Former employees of a large law firm in Florida say that they were fired for wearing orange shirts to work one day. Some of the 14 terminated employees say that they were protesting working conditions, and one told reporters that she was wearing orange because it's her favorite color. Several have been re-hired after apparently telling managers that they were wearing the color by coincidence and did not have a problem with working conditions.
The case brings up several issues in employment law. Most significantly, it is illegal to fire workers for protesting working conditions under the National Labor Relations Act. The law protects activities either with or without a union. Workers are protected from retaliation of any kind for discussing, commenting, or complaining about working conditions. The law is extremely important and safeguards employees from having their freedom of speech restricted or having their right to a safe, clean, and harassment-free environment curtailed.
Six of the 14 workers have filed a lawsuit, but the employer has not formally responded yet.

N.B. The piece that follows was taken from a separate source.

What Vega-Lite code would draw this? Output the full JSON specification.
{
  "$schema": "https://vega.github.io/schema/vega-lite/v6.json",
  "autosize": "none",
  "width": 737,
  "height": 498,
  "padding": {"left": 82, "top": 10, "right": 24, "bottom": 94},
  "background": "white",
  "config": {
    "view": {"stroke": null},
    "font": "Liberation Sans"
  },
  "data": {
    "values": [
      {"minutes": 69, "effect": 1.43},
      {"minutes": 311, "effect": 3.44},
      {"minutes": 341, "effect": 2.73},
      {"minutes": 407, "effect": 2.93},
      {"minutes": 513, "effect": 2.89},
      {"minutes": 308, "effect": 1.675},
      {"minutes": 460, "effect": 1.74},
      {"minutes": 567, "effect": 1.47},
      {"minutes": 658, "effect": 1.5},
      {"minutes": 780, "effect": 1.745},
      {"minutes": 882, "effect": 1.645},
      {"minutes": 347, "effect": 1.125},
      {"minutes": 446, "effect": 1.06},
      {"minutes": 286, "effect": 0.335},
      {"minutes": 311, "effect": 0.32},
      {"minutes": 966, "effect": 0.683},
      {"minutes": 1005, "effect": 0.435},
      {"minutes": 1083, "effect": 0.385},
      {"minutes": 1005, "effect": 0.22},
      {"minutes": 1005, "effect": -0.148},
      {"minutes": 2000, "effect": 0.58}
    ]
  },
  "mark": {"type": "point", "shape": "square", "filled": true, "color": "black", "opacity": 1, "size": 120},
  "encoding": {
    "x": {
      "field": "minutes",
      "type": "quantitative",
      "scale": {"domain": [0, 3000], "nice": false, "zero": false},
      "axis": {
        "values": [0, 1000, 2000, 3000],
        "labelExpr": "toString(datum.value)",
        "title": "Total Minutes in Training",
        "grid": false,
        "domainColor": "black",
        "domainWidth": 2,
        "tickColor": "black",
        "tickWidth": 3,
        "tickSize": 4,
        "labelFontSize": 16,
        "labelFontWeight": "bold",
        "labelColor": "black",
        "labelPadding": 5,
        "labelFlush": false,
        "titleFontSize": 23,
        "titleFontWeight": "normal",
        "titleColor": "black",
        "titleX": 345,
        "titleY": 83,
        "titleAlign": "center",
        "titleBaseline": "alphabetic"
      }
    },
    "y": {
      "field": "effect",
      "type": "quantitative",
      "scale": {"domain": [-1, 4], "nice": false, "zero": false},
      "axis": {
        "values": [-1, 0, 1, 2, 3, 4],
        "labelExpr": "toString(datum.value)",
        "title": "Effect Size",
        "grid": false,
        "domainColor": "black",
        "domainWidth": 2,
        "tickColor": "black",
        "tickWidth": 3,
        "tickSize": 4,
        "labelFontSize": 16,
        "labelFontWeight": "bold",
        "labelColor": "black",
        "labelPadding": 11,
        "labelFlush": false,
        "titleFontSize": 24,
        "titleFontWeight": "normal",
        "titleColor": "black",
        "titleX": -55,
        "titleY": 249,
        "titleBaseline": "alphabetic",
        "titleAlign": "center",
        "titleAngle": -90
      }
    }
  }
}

According to the complaint, a manager gathered all of the employees wearing orange on that day and said that management interpreted the orange shirts as a protest of working conditions, and that they were all fired. This is a clear violation of the law and is quite shocking given that the employer was a law firm and presumably knew that this was against the law.
The workers had complained previously about new restrictions placed on them by management. They say that they were no longer allowed to speak to each other over the walls of their cubicles, and that they were no longer permitted to go to the break room or get a refill of their coffee while on the clock.